Given request >> Look through the data below and return each line where "matplotlib" appears.

┌────────

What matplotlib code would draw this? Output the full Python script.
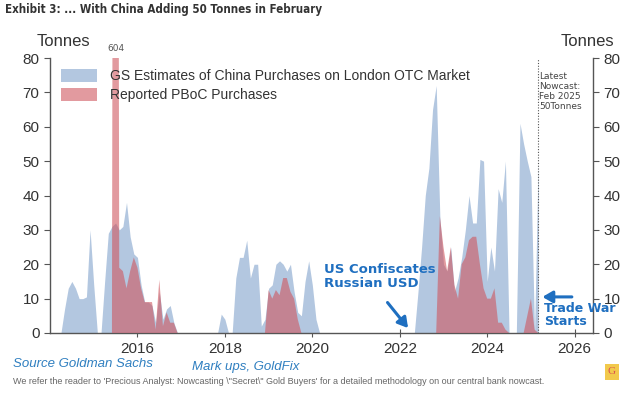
import matplotlib
matplotlib.use("Agg")
import matplotlib.pyplot as plt
import numpy as np
import pandas as pd

# ---------------- data (monthly, month-end) ----------------
start_month = "2014-01"
end_month = "2025-02"

gs_estimates = [
    # 2014
    0, 0, 0, 7, 13, 15, 13, 10, 10, 10.5, 30, 14,
    # 2015
    0, 0, 15, 29, 31, 32, 30, 31, 38, 28, 23, 22,
    # 2016
    14, 9, 9, 8, 3, 12, 4, 7, 8, 3, 0, 0,
    # 2017
    0, 0, 0, 0, 0, 0, 0, 0, 0, 0, 5.5, 4,
    # 2018
    0, 0, 16, 22, 22, 27, 16, 20, 20, 2, 4, 13,
    # 2019
    14, 20, 21, 20, 18, 20, 12, 6, 5, 15, 21, 14,
    # 2020
    4, 0, 0, 0, 0, 0, 0, 0, 0, 0, 0, 0,
    # 2021
    0, 0, 0, 0, 0, 0, 0, 0, 0, 0, 0, 0,
    # 2022
    0, 0, 0, 0, 12, 25, 40, 48, 65, 72, 34, 20,
    # 2023
    18, 25, 12, 16, 22, 30, 40, 32, 32, 50.5, 50, 15,
    # 2024
    25, 18, 42, 38, 50, 0, 0, 0, 61, 55, 50, 45.5,
    # 2025
    0, 50,
]

pboc_reported = [
    # 2014
    0, 0, 0, 0, 0, 0, 0, 0, 0, 0, 0, 0,
    # 2015
    0, 0, 0, 0, 0, 604, 19, 18, 13, 18, 22, 19,
    # 2016
    13, 9, 9, 9, 1, 15.5, 2, 6, 3, 3, 0, 0,
    # 2017
    0, 0, 0, 0, 0, 0, 0, 0, 0, 0, 0, 0,
    # 2018
    0, 0, 0, 0, 0, 0, 0, 0, 0, 0, 0, 12.5,
    # 2019
    10, 12.5, 11, 16, 16, 12, 10, 4, 0, 0, 0, 0,
    # 2020
    0, 0, 0, 0, 0, 0, 0, 0, 0, 0, 0, 0,
    # 2021
    0, 0, 0, 0, 0, 0, 0, 0, 0, 0, 0, 0,
    # 2022
    0, 0, 0, 0, 0, 0, 0, 0, 0, 0, 34, 25,
    # 2023
    18, 25, 14, 10, 20, 22, 27, 28, 28, 20, 13, 10,
    # 2024
    10, 13, 3, 3, 1, 0, 0, 0, 0, 0, 5, 10,
    # 2025
    1, 0,
]

series_labels = ["GS Estimates of China Purchases on London OTC Market",
                 "Reported PBoC Purchases"]
year_ticks = [2016, 2018, 2020, 2022, 2024, 2026]
y_ticks = [0, 10, 20, 30, 40, 50, 60, 70, 80]
spike_label = "604"
nowcast_text = "Latest\nNowcast:\nFeb 2025\n50Tonnes"

# ---------------- build x positions ----------------
dates = pd.date_range(start=start_month, end=pd.Period(end_month).end_time.normalize(), freq="ME")
xs = np.array([d.year + d.month / 12.0 for d in dates])
gs = np.array(gs_estimates, dtype=float)
pb = np.array(pboc_reported, dtype=float)
n = min(len(xs), len(gs), len(pb))
xs, gs, pb = xs[:n], gs[:n], pb[:n]

# ---------------- figure ----------------
W, H = 635, 396
fig = plt.figure(figsize=(W / 100, H / 100), dpi=100)
ax = fig.add_axes([50 / W, 1 - 333 / H, (593 - 50) / W, (333 - 58) / H])

blue = "#b3c7e0"
red = "#cf575f"
txt = "#333333"
annot_blue = "#1f6fc0"

ax.fill_between(xs, 0, gs, color=blue, linewidth=0, label=series_labels[0], zorder=2)
ax.fill_between(xs, 0, pb, color=red, alpha=0.6, linewidth=0, label=series_labels[1], zorder=3)

ax.set_xlim(2014.0, 2026.42)
ax.set_ylim(0, 80)
ax.set_xticks(year_ticks)
ax.set_xticklabels([str(y) for y in year_ticks])
ax.set_yticks(y_ticks)

ax.spines["top"].set_visible(False)
for s in ["left", "right", "bottom"]:
    ax.spines[s].set_color("#555555")
    ax.spines[s].set_linewidth(1.0)

ax.tick_params(axis="both", labelsize=11, colors="#555555", labelcolor=txt, length=4, width=0.8)
ax.tick_params(axis="x", direction="inout", length=6)
ax.tick_params(axis="y", left=True, right=True, labelleft=True, labelright=True, direction="out")
for lbl in ax.get_xticklabels() + ax.get_yticklabels():
    lbl.set_family("Liberation Sans")

# Tonnes labels
fig.text(63 / W, 1 - 42 / H, "Tonnes", ha="center", va="center", fontsize=12, color=txt,
         family="Liberation Sans")
fig.text(587 / W, 1 - 42 / H, "Tonnes", ha="center", va="center", fontsize=12, color=txt,
         family="Liberation Sans")

# Legend
leg = ax.legend(loc="upper left", bbox_to_anchor=(0.005, 0.99), frameon=False,
                handlelength=2.6, handleheight=1.1, handletextpad=0.9, labelspacing=0.3,
                borderaxespad=0.2, prop={"family": "Liberation Sans", "size": 10})
for t in leg.get_texts():
    t.set_color(txt)

# 604 label above clipped spike
spike_idx = int(np.argmax(pb))
ax.text(xs[spike_idx], 81.5, spike_label, ha="center", va="bottom", fontsize=6.5, color="#555555",
        clip_on=False)

# Latest nowcast line
last_x = xs[n - 1]
ax.axvline(last_x, color="#555555", linestyle=(0, (1, 1.5)), linewidth=0.8, zorder=4)
ax.text(last_x + 0.02, 76, nowcast_text, ha="left", va="top", fontsize=6.5, color="#444444",
        linespacing=1.15, zorder=5)

# Annotations
ax.text(2020.27, 16.5, "US Confiscates\nRussian USD", ha="left", va="center", fontsize=9.5,
        fontweight="bold", color=annot_blue, linespacing=1.05, zorder=6)
ax.annotate("", xy=(2022.23, 0.8), xytext=(2021.68, 9.5),
            arrowprops=dict(arrowstyle="-|>,head_length=0.6,head_width=0.35", color=annot_blue, lw=2.2),
            zorder=6)
ax.annotate("", xy=(2025.2, 10.5), xytext=(2026.0, 10.5),
            arrowprops=dict(arrowstyle="-|>,head_length=0.6,head_width=0.35", color=annot_blue, lw=2.2),
            zorder=6, annotation_clip=False)
ax.text(2025.3, 5.3, "Trade War\nStarts", ha="left", va="center", fontsize=9,
        fontweight="bold", color=annot_blue, linespacing=1.05, zorder=6, clip_on=False)

# Title
fig.text(5 / W, 1 - 10 / H, "Exhibit 3: ... With China Adding 50 Tonnes in February",
         ha="left", va="center", fontsize=8.3, fontweight="bold", color="#333333",
         family="DejaVu Sans", fontstretch="condensed")

# Source / markups
fig.text(13 / W, 1 - 364 / H, "Source Goldman Sachs", ha="left", va="center", fontsize=9.5,
         style="italic", color="#2f7fc0", family="Liberation Sans")
fig.text(192 / W, 1 - 367 / H, "Mark ups, GoldFix", ha="left", va="center", fontsize=9.5,
         style="italic", color="#2f7fc0", family="Liberation Sans")
fig.text(13 / W, 1 - 382 / H,
         "We refer the reader to 'Precious Analyst: Nowcasting \\\"Secret\\\" Gold Buyers' for a detailed methodology on our central bank nowcast.",
         ha="left", va="center", fontsize=6.5, color="#666666", family="Liberation Sans")

# small G logo
fig.patches.append(plt.Rectangle((605 / W, 1 - 380 / H), 14 / W, 16 / H, transform=fig.transFigure,
                                 facecolor="#f2c94c", edgecolor="none"))
fig.text(612 / W, 1 - 372 / H, "G", ha="center", va="center", fontsize=8, color="#d9534f",
         family="Liberation Serif")

fig.savefig("out.png", dpi=100)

└────────

Answer in full >>
What matplotlib code would draw this? Output the full Python script.
import matplotlib
matplotlib.use("Agg")
import matplotlib.pyplot as plt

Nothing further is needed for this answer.